Twelve years ago, the Ohio River Valley Water Sanitation Commission, known as ORSANCO, banned companies located along the Ohio River from releasing large amounts of mercury into the water through the use of “mercury dilution zones.” Businesses along the river were given a decade -- and an additional 2-year extension -- to comply with the 2003 standard. The mixing zone ban is scheduled to go into effect this year, but dozens of coal plants and factories in Ohio, Kentucky, West Virginia and elsewhere have yet to comply.
Now industry representatives are asking ORSANCO to eliminate or create exemptions to the ban. Environmental groups are asking ORSANCO to stick to the original ban enacted more than a decade ago.
“ORSANCO should hold firm to its original decision to ban companies from using mixing zones, rather than cave to pressure from businesses that have failed to take even initial steps to comply with these clean water standards,” said Madeline Fleisher, staff attorney at the Environmental Law & Policy Center’s office in Columbus, Ohio.
Even in a large river like the Ohio, dilution isn’t a solution to mercury pollution because it still accumulates in fish and poses a danger to the people who consume them. Mercury is a known neurotoxin that causes brain and nerve damage to children and developing fetuses. The Ohio River is the public water supply for more than 5 million people, and it ranks at the top of the U.S. Environmental Protection Agency’s list of dirtiest rivers, in part because of high mercury levels.

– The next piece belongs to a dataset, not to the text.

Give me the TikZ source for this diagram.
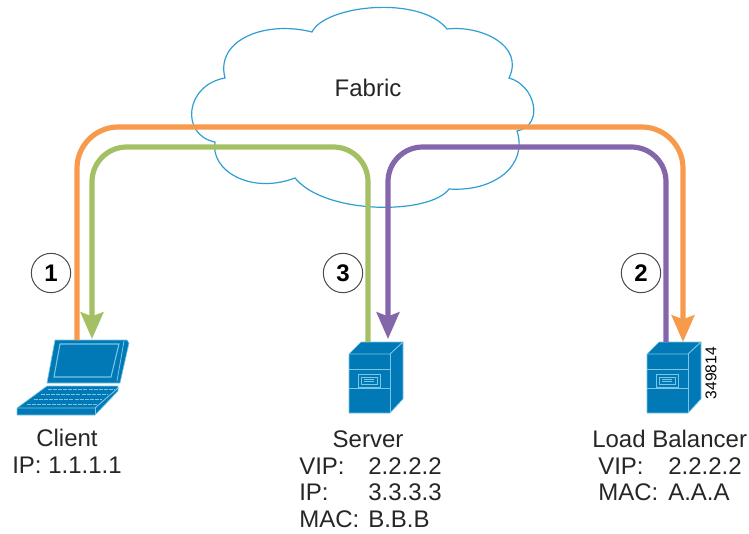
\documentclass[tikz,border=0pt]{standalone}
\usepackage{fontspec}
\setmainfont{Liberation Sans}
\usetikzlibrary{arrows.meta}

\definecolor{iconblue}{HTML}{0079B6}
\definecolor{iconline}{HTML}{7CC6E4}
\definecolor{cloudblue}{HTML}{2F9FD3}
\definecolor{pathorange}{HTML}{F79A4B}
\definecolor{pathgreen}{HTML}{A3C164}
\definecolor{pathpurple}{HTML}{8467AB}
\definecolor{labelgray}{HTML}{262626}

\tikzset{
  orangepath/.style={color=pathorange, line width=3.9pt, rounded corners=31pt},
  greenpath/.style={color=pathgreen, line width=3.9pt, rounded corners=26pt},
  purplepath/.style={color=pathpurple, line width=3.9pt, rounded corners=26pt},
  tiphead/.style={-{Stealth[length=20pt,width=17pt,inset=3pt]}},
  label/.style={color=labelgray, font=\fontsize{18}{20}\selectfont, inner sep=0pt, anchor=base west},
  labelmid/.style={label, anchor=base},
  stepnum/.style={circle, draw=black!70, fill=white, line width=0.75pt, minimum size=29.5pt, inner sep=0pt, font=\fontsize{18}{20}\selectfont\bfseries}
}

% one server box, with its top left front corner as origin
\newcommand{\serverbox}[1]{
\begin{scope}[shift={#1}]
\fill[color=iconblue, draw=iconline, line width=0.5pt] (0,0) -- (12,-12) -- (54,-12) -- (54,45) -- (41,59) -- (0,59) -- cycle;
\draw[color=iconline, line width=0.7pt] (0,0) -- (41,0) -- (54,-12);
\draw[color=iconline, line width=0.7pt] (41,0) -- (41,59);
\draw[color=iconline, line width=0.7pt] (0,15) -- (41,15);
\draw[color=iconline, line width=0.7pt] (0,34) -- (41,34);
\draw[color=iconline, line width=0.7pt] (9,20) rectangle (31,33);
\draw[color=iconline, line width=0.6pt] (12,23) rectangle (28,30);
\draw[color=iconline, line width=0.5pt] (15,25.5) -- (25,25.5);
\draw[color=iconline, line width=0.5pt] (15,27.8) -- (25,27.8);
\end{scope}
}

\begin{document}
\begin{tikzpicture}[x=0.75pt,y=-0.75pt]
\useasboundingbox (0,0) rectangle (749,533);

% fabric cloud
\draw[color=cloudblue, line width=0.9pt, fill=white]
 (312,32) .. controls (325,5) and (420,-5) .. (447,29)
 .. controls (480,25) and (525,45) .. (509,78)
 .. controls (535,85) and (545,125) .. (517,131)
 .. controls (528,165) and (495,192) .. (449,189)
 .. controls (430,215) and (325,215) .. (295,178)
 .. controls (250,195) and (210,170) .. (215,142)
 .. controls (180,135) and (185,85) .. (225,78)
 .. controls (215,40) and (265,20) .. (312,32) -- cycle;
\node[labelmid] (fabric) at (368,96) {Fabric};

% laptop
\fill[color=iconblue, draw=iconline, line width=0.5pt] (55,340) -- (127,340) -- (129,343) -- (120,383) -- (47,383) -- cycle;
\draw[color=iconline, line width=0.8pt] (60,344) -- (119,344) -- (111,377) -- (54,377) -- cycle;
\draw[color=iconline, line width=0.6pt] (124,341) -- (117,381);
\fill[color=iconblue, draw=iconline, line width=0.5pt] (47,386) -- (118,386) -- (118,391) -- (95,415) -- (17,415) -- (17,408) -- cycle;
\draw[color=iconline, line width=0.7pt] (17,408) -- (95,408) -- (118,388);
\draw[color=iconline, line width=0.7pt] (95,408) -- (95,415);
\draw[color=iconline, line width=0.5pt, dash pattern=on 3pt off 0.8pt] (48,389) -- (114,389);
\draw[color=iconline, line width=0.5pt, dash pattern=on 3pt off 0.8pt] (41,394) -- (108,394);
\draw[color=iconline, line width=0.5pt, dash pattern=on 3pt off 0.8pt] (34,399) -- (102,399);
\draw[color=iconline, line width=0.5pt, dash pattern=on 3pt off 0.8pt] (27,404) -- (97,404);

% servers
\serverbox{(349,354)}
\serverbox{(647,354)}

% path ends and corners
\coordinate (clientout) at (77,340);
\coordinate (clientin) at (92,339);
\coordinate (serverout) at (368,342);
\coordinate (serverin) at (388,339);
\coordinate (balancerout) at (666,342);
\coordinate (balancerin) at (683,342);

\draw[orangepath, tiphead] (clientout) -- (77,127) -- (683,127) -- (balancerin);
\draw[purplepath, tiphead] (balancerout) -- (666,147) -- (388,147) -- (serverin);
\draw[greenpath, tiphead] (serverout) -- (368,147) -- (92,147) -- (clientin);

% numbers
\node[stepnum] (one) at (51,273) {1};
\node[stepnum] (three) at (343,273) {3};
\node[stepnum] (two) at (641,273) {2};

% client text
\node[labelmid] (clientname) at (67,446) {Client};
\node[label] (clientip) at (12,473) {IP: 1.1.1.1};

% server text
\node[labelmid] (servername) at (368,447) {Server};
\node[label] (servervipkey) at (299,474) {VIP:};
\node[label] (servervip) at (368,474) {2.2.2.2};
\node[label] (serveripkey) at (299,500) {IP:};
\node[label] (serverip) at (368,500) {3.3.3.3};
\node[label] (servermackey) at (299,527) {MAC:};
\node[label] (servermac) at (368,527) {B.B.B};

% balancer text
\node[label] (balancername) at (592,447) {Load Balancer};
\node[label] (balancervipkey) at (598,474) {VIP:};
\node[label] (balancervip) at (668,474) {2.2.2.2};
\node[label] (balancermackey) at (598,500) {MAC:};
\node[label] (balancermac) at (668,500) {A.A.A};

\node[rotate=90, color=black, inner sep=0pt, font=\fontsize{11.7}{14}\selectfont] (docnum) at (711,373) {349814};
\end{tikzpicture}
\end{document}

“The commission needs to keep its focus on the true threat to human health, which is the total level of discharges of mercury to the Ohio River,” said Judy Petersen, executive director of Kentucky Waterways Alliance. “Dilution doesn’t do anything to lower that number. In 2013 there was 380 pounds of mercury discharged into the Ohio compared to 61 pounds in 2007. That’s the wrong direction for the Ohio, the people and our wildlife.”
The ban enacted a dozen years ago was intended to prevent accumulated mercury from reaching harmful levels. Environmental groups are urging the Commission to now enforce that ban.
“People in the Ohio River Valley are saying, ‘clean water can’t wait',” said Angie Rosser, executive director of the West Virginia Rivers Coalition. “Residents are fed up with delays and excuses to keep dangerous toxins like mercury out of their water supply.”
ORSANCO is a 27-member group composed of governor-appointed individuals from an eight-state region and three federal government representatives. More than 16,000 residents throughout the region offered their comments to ORSANCO before the May 14 deadline.
ORSANCO’s technical committee will evaluate the public comments and is expected to make recommendations to the board by late summer. The full Commission is slated to announce its new pollution standards at its scheduled October 8 meeting.